- _What to work on_:
Skip every picture, and extract verbatim the lines from the line containing "Convert this chart" to the line containing "const CB_TICKS = [60, 65, 70, 75, 80, 85, 90];", both lines included.

- _Supplied data_:
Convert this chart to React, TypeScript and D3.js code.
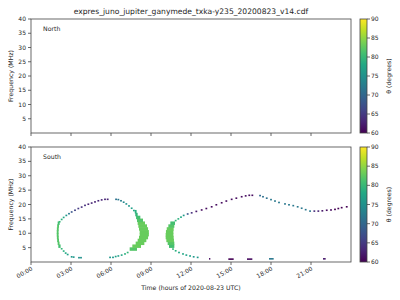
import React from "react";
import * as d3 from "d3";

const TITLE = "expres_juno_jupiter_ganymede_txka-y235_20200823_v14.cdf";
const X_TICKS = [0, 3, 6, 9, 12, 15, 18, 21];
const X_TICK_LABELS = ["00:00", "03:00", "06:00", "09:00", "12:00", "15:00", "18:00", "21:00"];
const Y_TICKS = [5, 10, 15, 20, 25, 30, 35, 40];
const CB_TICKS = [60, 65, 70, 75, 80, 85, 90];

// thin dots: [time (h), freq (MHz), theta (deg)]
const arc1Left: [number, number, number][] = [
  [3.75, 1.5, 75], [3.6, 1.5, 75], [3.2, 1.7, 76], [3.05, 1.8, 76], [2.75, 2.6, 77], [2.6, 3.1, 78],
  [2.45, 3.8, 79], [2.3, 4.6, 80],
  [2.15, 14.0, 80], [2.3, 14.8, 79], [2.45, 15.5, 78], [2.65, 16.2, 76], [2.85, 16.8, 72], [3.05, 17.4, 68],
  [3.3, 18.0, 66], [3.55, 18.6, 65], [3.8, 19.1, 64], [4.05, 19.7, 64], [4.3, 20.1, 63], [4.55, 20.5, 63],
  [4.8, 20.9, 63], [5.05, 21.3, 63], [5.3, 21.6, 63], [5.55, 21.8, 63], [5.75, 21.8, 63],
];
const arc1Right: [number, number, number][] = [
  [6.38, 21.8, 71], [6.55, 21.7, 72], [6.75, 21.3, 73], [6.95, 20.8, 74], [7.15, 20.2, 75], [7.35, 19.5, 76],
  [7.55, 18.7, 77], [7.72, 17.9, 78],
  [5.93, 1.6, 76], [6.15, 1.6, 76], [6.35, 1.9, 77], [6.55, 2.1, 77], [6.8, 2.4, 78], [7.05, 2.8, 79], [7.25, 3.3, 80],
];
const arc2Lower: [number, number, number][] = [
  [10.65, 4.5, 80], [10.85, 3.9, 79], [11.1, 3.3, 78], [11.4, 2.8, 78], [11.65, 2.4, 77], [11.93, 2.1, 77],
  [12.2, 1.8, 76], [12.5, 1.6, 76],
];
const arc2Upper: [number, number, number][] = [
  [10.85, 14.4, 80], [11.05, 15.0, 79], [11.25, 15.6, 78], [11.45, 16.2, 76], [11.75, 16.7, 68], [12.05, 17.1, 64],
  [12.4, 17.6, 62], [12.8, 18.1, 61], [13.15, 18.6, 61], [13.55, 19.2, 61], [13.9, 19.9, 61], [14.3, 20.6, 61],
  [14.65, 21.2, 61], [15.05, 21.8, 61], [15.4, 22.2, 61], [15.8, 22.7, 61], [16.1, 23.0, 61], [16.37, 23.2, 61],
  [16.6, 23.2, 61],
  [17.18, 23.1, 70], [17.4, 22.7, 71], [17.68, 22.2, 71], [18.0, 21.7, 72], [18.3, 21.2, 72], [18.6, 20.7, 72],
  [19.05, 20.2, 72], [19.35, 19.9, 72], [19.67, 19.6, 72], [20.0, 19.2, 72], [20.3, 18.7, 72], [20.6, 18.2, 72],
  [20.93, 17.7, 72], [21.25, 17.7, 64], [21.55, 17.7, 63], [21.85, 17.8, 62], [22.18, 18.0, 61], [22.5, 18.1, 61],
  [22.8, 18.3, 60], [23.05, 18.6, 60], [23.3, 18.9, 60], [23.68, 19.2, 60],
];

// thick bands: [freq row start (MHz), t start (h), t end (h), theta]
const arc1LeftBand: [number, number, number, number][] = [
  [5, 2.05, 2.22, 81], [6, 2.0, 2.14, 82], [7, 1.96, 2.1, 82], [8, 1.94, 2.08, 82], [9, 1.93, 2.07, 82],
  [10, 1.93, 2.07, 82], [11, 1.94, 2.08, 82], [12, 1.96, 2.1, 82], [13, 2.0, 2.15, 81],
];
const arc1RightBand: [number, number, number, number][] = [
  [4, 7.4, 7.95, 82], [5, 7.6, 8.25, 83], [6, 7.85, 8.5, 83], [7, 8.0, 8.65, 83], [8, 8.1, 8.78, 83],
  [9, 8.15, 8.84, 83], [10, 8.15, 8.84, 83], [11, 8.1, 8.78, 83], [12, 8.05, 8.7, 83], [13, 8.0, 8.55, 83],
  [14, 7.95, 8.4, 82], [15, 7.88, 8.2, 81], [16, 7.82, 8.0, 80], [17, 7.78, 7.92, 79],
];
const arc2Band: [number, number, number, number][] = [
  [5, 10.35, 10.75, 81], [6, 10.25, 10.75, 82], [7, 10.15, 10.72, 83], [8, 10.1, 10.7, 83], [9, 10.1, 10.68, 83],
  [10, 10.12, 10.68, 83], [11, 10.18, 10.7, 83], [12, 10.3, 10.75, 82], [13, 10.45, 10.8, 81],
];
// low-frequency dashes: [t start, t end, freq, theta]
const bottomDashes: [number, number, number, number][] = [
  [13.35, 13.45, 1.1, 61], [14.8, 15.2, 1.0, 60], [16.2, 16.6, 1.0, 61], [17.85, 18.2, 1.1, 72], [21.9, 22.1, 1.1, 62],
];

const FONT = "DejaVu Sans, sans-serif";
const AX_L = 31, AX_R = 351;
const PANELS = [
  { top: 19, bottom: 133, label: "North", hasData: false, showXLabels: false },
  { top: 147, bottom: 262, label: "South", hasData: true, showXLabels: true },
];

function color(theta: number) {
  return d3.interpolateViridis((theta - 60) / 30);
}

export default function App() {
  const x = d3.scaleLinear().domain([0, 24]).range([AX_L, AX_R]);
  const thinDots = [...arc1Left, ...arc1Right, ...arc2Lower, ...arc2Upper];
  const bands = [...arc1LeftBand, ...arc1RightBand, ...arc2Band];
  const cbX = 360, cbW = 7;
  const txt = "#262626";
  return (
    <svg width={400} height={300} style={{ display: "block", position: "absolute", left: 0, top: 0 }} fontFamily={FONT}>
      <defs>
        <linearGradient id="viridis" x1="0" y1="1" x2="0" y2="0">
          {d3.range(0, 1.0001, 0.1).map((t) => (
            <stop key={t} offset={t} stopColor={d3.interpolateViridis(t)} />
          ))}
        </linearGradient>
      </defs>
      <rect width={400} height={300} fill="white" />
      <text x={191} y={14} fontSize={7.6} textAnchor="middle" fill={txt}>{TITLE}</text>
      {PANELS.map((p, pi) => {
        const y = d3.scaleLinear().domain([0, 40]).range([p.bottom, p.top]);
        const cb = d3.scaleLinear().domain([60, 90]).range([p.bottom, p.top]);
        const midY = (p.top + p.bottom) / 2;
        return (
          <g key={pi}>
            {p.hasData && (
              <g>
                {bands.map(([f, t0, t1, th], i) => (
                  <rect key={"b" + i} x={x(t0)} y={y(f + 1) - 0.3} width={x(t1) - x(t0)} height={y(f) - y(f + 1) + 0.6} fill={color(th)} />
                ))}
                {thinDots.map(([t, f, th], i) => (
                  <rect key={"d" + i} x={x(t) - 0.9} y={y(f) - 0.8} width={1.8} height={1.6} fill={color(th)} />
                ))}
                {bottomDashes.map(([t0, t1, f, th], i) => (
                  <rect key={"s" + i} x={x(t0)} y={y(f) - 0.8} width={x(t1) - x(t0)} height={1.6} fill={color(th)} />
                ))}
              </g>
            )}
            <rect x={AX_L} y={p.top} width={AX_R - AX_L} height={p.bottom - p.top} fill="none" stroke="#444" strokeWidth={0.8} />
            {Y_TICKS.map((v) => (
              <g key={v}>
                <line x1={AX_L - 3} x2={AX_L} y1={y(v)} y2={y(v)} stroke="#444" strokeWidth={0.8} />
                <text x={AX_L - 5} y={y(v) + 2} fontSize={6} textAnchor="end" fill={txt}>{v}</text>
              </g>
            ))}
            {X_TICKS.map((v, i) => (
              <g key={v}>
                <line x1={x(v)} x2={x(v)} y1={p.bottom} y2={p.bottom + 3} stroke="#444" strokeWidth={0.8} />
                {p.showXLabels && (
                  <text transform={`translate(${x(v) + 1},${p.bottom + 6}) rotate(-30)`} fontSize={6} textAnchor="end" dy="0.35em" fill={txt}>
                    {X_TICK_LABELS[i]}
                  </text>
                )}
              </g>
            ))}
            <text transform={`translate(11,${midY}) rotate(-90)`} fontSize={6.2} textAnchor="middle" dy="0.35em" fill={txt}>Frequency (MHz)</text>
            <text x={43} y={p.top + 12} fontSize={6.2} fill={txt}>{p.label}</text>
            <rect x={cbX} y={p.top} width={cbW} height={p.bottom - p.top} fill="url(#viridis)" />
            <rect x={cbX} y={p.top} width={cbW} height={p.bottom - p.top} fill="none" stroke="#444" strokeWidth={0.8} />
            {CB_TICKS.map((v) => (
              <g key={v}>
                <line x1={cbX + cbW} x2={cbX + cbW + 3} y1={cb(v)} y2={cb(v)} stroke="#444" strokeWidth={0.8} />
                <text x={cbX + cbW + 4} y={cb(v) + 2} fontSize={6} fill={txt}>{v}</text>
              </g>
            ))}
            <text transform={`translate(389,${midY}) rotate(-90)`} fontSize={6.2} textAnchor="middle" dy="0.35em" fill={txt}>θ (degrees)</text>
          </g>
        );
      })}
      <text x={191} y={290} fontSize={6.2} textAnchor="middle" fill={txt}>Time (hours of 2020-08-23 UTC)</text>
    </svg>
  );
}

...

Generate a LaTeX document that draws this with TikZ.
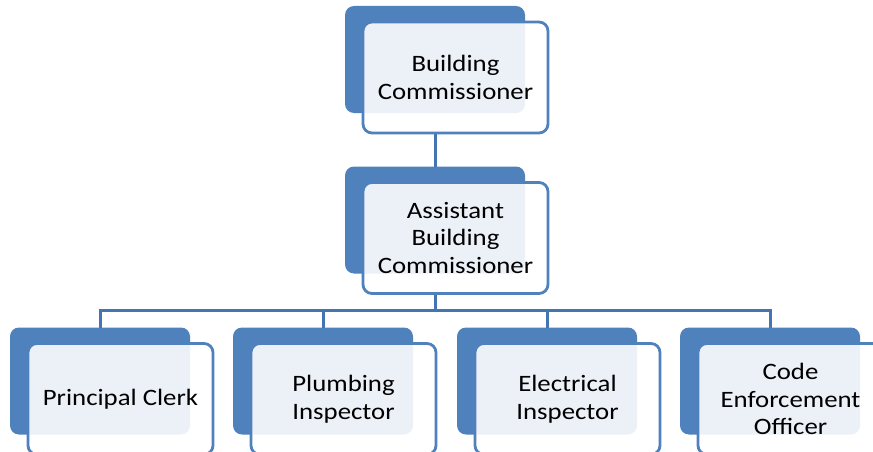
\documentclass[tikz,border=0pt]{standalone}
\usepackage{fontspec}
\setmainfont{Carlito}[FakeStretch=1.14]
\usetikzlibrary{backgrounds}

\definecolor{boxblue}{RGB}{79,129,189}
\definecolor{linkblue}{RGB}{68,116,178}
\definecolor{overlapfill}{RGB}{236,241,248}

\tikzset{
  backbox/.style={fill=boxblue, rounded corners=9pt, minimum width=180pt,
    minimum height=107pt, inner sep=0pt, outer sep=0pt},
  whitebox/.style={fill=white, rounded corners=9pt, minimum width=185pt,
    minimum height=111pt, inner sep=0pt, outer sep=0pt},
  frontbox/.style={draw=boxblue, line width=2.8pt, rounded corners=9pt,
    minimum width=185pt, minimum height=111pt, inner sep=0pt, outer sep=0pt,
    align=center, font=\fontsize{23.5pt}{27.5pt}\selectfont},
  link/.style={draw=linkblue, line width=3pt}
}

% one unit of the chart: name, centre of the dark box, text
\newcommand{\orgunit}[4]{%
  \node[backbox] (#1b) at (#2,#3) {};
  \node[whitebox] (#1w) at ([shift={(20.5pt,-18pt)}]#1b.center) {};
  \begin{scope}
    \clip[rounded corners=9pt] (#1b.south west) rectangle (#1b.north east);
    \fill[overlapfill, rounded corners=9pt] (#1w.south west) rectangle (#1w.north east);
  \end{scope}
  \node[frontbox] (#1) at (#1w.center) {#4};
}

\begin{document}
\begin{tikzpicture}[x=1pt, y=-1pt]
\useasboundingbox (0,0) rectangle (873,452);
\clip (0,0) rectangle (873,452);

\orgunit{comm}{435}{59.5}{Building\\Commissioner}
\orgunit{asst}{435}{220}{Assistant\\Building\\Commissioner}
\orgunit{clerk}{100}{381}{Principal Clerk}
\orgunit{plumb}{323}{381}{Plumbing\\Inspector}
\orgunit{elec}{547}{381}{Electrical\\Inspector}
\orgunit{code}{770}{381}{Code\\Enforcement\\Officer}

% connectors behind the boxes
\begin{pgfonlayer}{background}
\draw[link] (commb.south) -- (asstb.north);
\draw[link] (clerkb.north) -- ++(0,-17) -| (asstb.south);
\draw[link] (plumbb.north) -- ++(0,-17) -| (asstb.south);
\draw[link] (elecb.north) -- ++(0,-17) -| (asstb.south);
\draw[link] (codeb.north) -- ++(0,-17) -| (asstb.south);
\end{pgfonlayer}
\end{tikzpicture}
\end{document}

- _Final answer_:
Convert this chart to React, TypeScript and D3.js code.
import React from "react";
import * as d3 from "d3";

const TITLE = "expres_juno_jupiter_ganymede_txka-y235_20200823_v14.cdf";
const X_TICKS = [0, 3, 6, 9, 12, 15, 18, 21];
const X_TICK_LABELS = ["00:00", "03:00", "06:00", "09:00", "12:00", "15:00", "18:00", "21:00"];
const Y_TICKS = [5, 10, 15, 20, 25, 30, 35, 40];
const CB_TICKS = [60, 65, 70, 75, 80, 85, 90];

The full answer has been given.